* Exercise prompt
Write every line out verbatim and omit the pictures.
-- Begin Data section --
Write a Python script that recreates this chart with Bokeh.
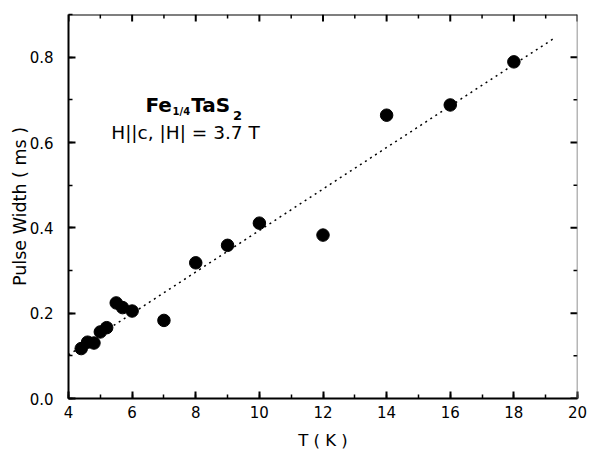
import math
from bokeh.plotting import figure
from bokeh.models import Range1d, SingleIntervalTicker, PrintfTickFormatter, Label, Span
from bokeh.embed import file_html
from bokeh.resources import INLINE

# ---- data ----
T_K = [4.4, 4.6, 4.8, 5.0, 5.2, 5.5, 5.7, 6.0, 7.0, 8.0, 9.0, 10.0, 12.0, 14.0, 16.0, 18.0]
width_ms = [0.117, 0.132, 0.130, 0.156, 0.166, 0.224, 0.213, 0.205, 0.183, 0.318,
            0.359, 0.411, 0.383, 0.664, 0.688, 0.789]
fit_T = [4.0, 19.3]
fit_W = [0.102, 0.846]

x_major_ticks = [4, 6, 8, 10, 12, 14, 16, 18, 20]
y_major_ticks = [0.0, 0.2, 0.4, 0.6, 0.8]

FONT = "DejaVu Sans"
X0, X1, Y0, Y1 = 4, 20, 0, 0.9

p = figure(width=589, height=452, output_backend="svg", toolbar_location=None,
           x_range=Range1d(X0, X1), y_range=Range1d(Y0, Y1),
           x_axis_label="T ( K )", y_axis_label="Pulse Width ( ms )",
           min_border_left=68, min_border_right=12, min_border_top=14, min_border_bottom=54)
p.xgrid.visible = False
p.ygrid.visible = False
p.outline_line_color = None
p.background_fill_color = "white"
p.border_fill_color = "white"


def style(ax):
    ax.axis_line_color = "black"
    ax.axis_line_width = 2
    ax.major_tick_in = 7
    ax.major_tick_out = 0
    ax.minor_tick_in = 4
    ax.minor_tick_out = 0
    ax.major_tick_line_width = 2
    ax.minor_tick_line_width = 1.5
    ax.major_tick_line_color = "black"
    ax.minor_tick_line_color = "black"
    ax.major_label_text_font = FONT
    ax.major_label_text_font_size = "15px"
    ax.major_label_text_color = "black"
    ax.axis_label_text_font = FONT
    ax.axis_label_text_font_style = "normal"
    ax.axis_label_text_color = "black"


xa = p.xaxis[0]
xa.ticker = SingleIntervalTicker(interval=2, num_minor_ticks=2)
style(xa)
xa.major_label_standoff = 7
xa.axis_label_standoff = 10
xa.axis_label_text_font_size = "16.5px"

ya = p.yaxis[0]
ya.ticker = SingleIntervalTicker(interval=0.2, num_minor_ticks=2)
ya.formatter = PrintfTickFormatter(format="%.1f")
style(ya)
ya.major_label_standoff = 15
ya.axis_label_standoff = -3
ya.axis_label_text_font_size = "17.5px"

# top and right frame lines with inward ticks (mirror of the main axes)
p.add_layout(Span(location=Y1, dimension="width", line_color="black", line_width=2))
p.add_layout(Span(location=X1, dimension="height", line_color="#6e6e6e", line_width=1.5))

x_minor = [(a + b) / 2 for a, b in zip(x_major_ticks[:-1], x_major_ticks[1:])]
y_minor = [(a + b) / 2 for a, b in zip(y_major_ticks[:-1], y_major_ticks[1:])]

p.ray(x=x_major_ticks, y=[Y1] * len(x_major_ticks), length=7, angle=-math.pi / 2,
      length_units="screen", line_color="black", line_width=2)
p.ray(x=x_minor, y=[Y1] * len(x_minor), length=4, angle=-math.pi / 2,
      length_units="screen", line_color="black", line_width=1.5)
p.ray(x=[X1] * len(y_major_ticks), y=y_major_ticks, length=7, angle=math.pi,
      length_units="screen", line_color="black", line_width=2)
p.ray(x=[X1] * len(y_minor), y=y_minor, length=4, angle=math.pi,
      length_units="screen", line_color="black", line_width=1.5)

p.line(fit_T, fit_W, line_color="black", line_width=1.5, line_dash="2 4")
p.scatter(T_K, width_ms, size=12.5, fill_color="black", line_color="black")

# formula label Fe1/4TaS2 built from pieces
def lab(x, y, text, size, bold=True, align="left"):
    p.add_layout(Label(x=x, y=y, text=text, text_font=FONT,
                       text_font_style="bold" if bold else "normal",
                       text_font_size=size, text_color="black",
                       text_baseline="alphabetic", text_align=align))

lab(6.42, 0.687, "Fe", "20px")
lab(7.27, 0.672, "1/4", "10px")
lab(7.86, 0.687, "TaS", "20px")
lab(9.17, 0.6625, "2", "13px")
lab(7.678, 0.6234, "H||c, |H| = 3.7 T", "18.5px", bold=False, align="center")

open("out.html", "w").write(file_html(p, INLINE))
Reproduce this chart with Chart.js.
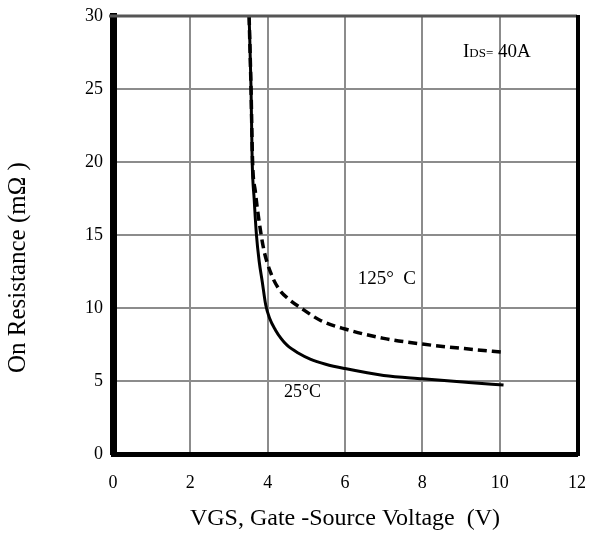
-- End Data section --
* Solved exercise
Write a Python script that recreates this chart with Bokeh.
import math
from bokeh.plotting import figure
from bokeh.models import Range1d, SingleIntervalTicker, PrintfTickFormatter, Label, Span
from bokeh.embed import file_html
from bokeh.resources import INLINE

# ---- data ----
T_K = [4.4, 4.6, 4.8, 5.0, 5.2, 5.5, 5.7, 6.0, 7.0, 8.0, 9.0, 10.0, 12.0, 14.0, 16.0, 18.0]
width_ms = [0.117, 0.132, 0.130, 0.156, 0.166, 0.224, 0.213, 0.205, 0.183, 0.318,
            0.359, 0.411, 0.383, 0.664, 0.688, 0.789]
fit_T = [4.0, 19.3]
fit_W = [0.102, 0.846]

x_major_ticks = [4, 6, 8, 10, 12, 14, 16, 18, 20]
y_major_ticks = [0.0, 0.2, 0.4, 0.6, 0.8]

FONT = "DejaVu Sans"
X0, X1, Y0, Y1 = 4, 20, 0, 0.9

p = figure(width=589, height=452, output_backend="svg", toolbar_location=None,
           x_range=Range1d(X0, X1), y_range=Range1d(Y0, Y1),
           x_axis_label="T ( K )", y_axis_label="Pulse Width ( ms )",
           min_border_left=68, min_border_right=12, min_border_top=14, min_border_bottom=54)
p.xgrid.visible = False
p.ygrid.visible = False
p.outline_line_color = None
p.background_fill_color = "white"
p.border_fill_color = "white"


def style(ax):
    ax.axis_line_color = "black"
    ax.axis_line_width = 2
    ax.major_tick_in = 7
    ax.major_tick_out = 0
    ax.minor_tick_in = 4
    ax.minor_tick_out = 0
    ax.major_tick_line_width = 2
    ax.minor_tick_line_width = 1.5
    ax.major_tick_line_color = "black"
    ax.minor_tick_line_color = "black"
    ax.major_label_text_font = FONT
    ax.major_label_text_font_size = "15px"
    ax.major_label_text_color = "black"
    ax.axis_label_text_font = FONT
    ax.axis_label_text_font_style = "normal"
    ax.axis_label_text_color = "black"


xa = p.xaxis[0]
xa.ticker = SingleIntervalTicker(interval=2, num_minor_ticks=2)
style(xa)
xa.major_label_standoff = 7
xa.axis_label_standoff = 10
xa.axis_label_text_font_size = "16.5px"

ya = p.yaxis[0]
ya.ticker = SingleIntervalTicker(interval=0.2, num_minor_ticks=2)
ya.formatter = PrintfTickFormatter(format="%.1f")
style(ya)
ya.major_label_standoff = 15
ya.axis_label_standoff = -3
ya.axis_label_text_font_size = "17.5px"

# top and right frame lines with inward ticks (mirror of the main axes)
p.add_layout(Span(location=Y1, dimension="width", line_color="black", line_width=2))
p.add_layout(Span(location=X1, dimension="height", line_color="#6e6e6e", line_width=1.5))

x_minor = [(a + b) / 2 for a, b in zip(x_major_ticks[:-1], x_major_ticks[1:])]
y_minor = [(a + b) / 2 for a, b in zip(y_major_ticks[:-1], y_major_ticks[1:])]

p.ray(x=x_major_ticks, y=[Y1] * len(x_major_ticks), length=7, angle=-math.pi / 2,
      length_units="screen", line_color="black", line_width=2)
p.ray(x=x_minor, y=[Y1] * len(x_minor), length=4, angle=-math.pi / 2,
      length_units="screen", line_color="black", line_width=1.5)
p.ray(x=[X1] * len(y_major_ticks), y=y_major_ticks, length=7, angle=math.pi,
      length_units="screen", line_color="black", line_width=2)
p.ray(x=[X1] * len(y_minor), y=y_minor, length=4, angle=math.pi,
      length_units="screen", line_color="black", line_width=1.5)

p.line(fit_T, fit_W, line_color="black", line_width=1.5, line_dash="2 4")
p.scatter(T_K, width_ms, size=12.5, fill_color="black", line_color="black")

# formula label Fe1/4TaS2 built from pieces
def lab(x, y, text, size, bold=True, align="left"):
    p.add_layout(Label(x=x, y=y, text=text, text_font=FONT,
                       text_font_style="bold" if bold else "normal",
                       text_font_size=size, text_color="black",
                       text_baseline="alphabetic", text_align=align))

lab(6.42, 0.687, "Fe", "20px")
lab(7.27, 0.672, "1/4", "10px")
lab(7.86, 0.687, "TaS", "20px")
lab(9.17, 0.6625, "2", "13px")
lab(7.678, 0.6234, "H||c, |H| = 3.7 T", "18.5px", bold=False, align="center")

open("out.html", "w").write(file_html(p, INLINE))
Reproduce this chart with Chart.js.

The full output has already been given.